== Directions for this task ==
Write out every line of the material as it stands, apart from the pictures.
↓↓↓
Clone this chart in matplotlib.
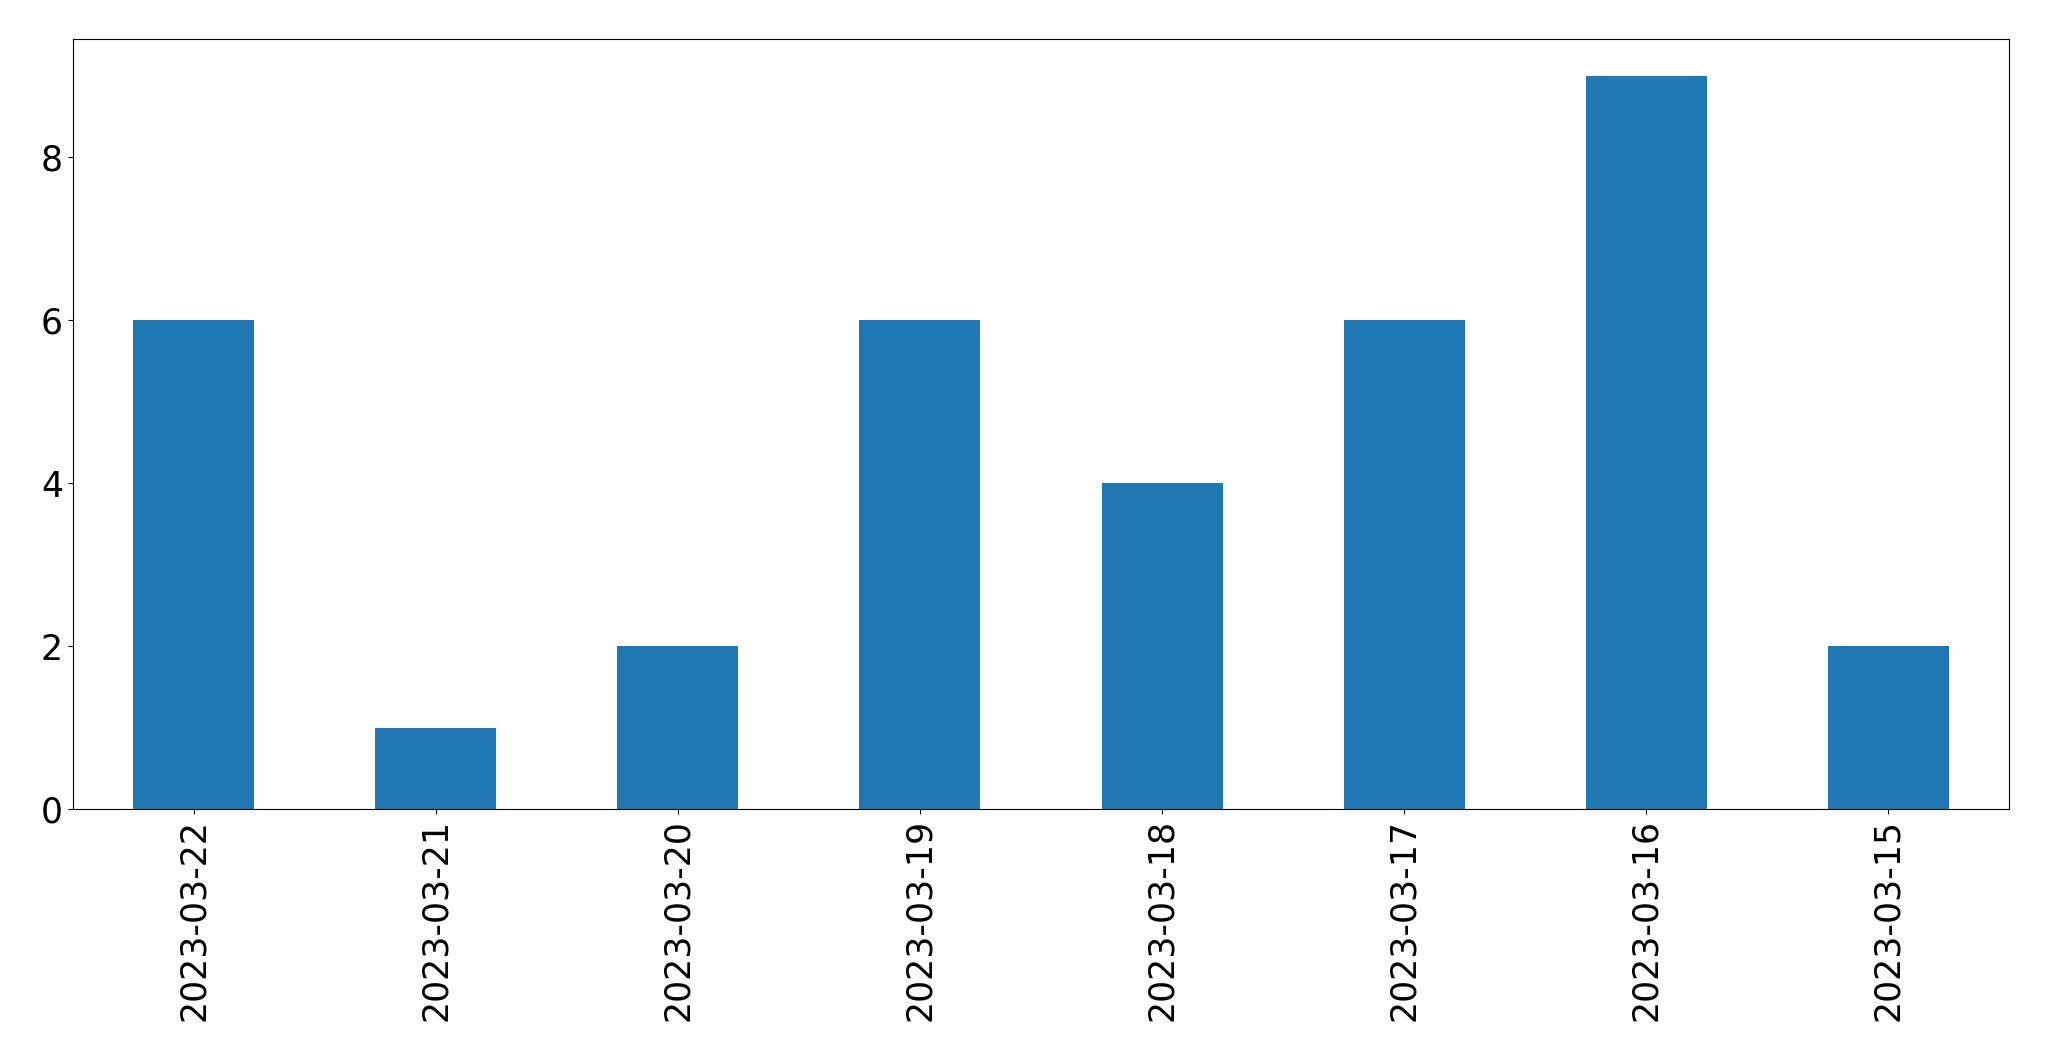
#!/usr/bin/env python3
"""Daily counts bar chart, written to out.png."""

import matplotlib
matplotlib.use("Agg")
import matplotlib.pyplot as plt
import pandas as pd

dates = ["2023-03-22", "2023-03-21", "2023-03-20", "2023-03-19",
         "2023-03-18", "2023-03-17", "2023-03-16", "2023-03-15"]
counts = [6, 1, 2, 6, 4, 6, 9, 2]

plt.rcParams.update({
    "font.family": "DejaVu Sans",
    "font.size": 25,
})

s = pd.Series(counts, index=dates)

fig = plt.figure(figsize=(20.49, 10.61), dpi=100)
ax = fig.add_axes([72.7 / 2049, 1 - 809.3 / 1061,
                   (2009.3 - 72.7) / 2049, (809.3 - 39.3) / 1061])
s.plot.bar(ax=ax, color="#1f77b4")
ax.tick_params(axis="both", labelsize=25)

fig.savefig("out.png", dpi=100, facecolor="white")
↑↑↑
== Exercise result ==
Clone this chart in matplotlib.
#!/usr/bin/env python3
"""Daily counts bar chart, written to out.png."""

import matplotlib
matplotlib.use("Agg")
import matplotlib.pyplot as plt
import pandas as pd

dates = ["2023-03-22", "2023-03-21", "2023-03-20", "2023-03-19",
         "2023-03-18", "2023-03-17", "2023-03-16", "2023-03-15"]
counts = [6, 1, 2, 6, 4, 6, 9, 2]

plt.rcParams.update({
    "font.family": "DejaVu Sans",
    "font.size": 25,
})

s = pd.Series(counts, index=dates)

fig = plt.figure(figsize=(20.49, 10.61), dpi=100)
ax = fig.add_axes([72.7 / 2049, 1 - 809.3 / 1061,
                   (2009.3 - 72.7) / 2049, (809.3 - 39.3) / 1061])
s.plot.bar(ax=ax, color="#1f77b4")
ax.tick_params(axis="both", labelsize=25)

fig.savefig("out.png", dpi=100, facecolor="white")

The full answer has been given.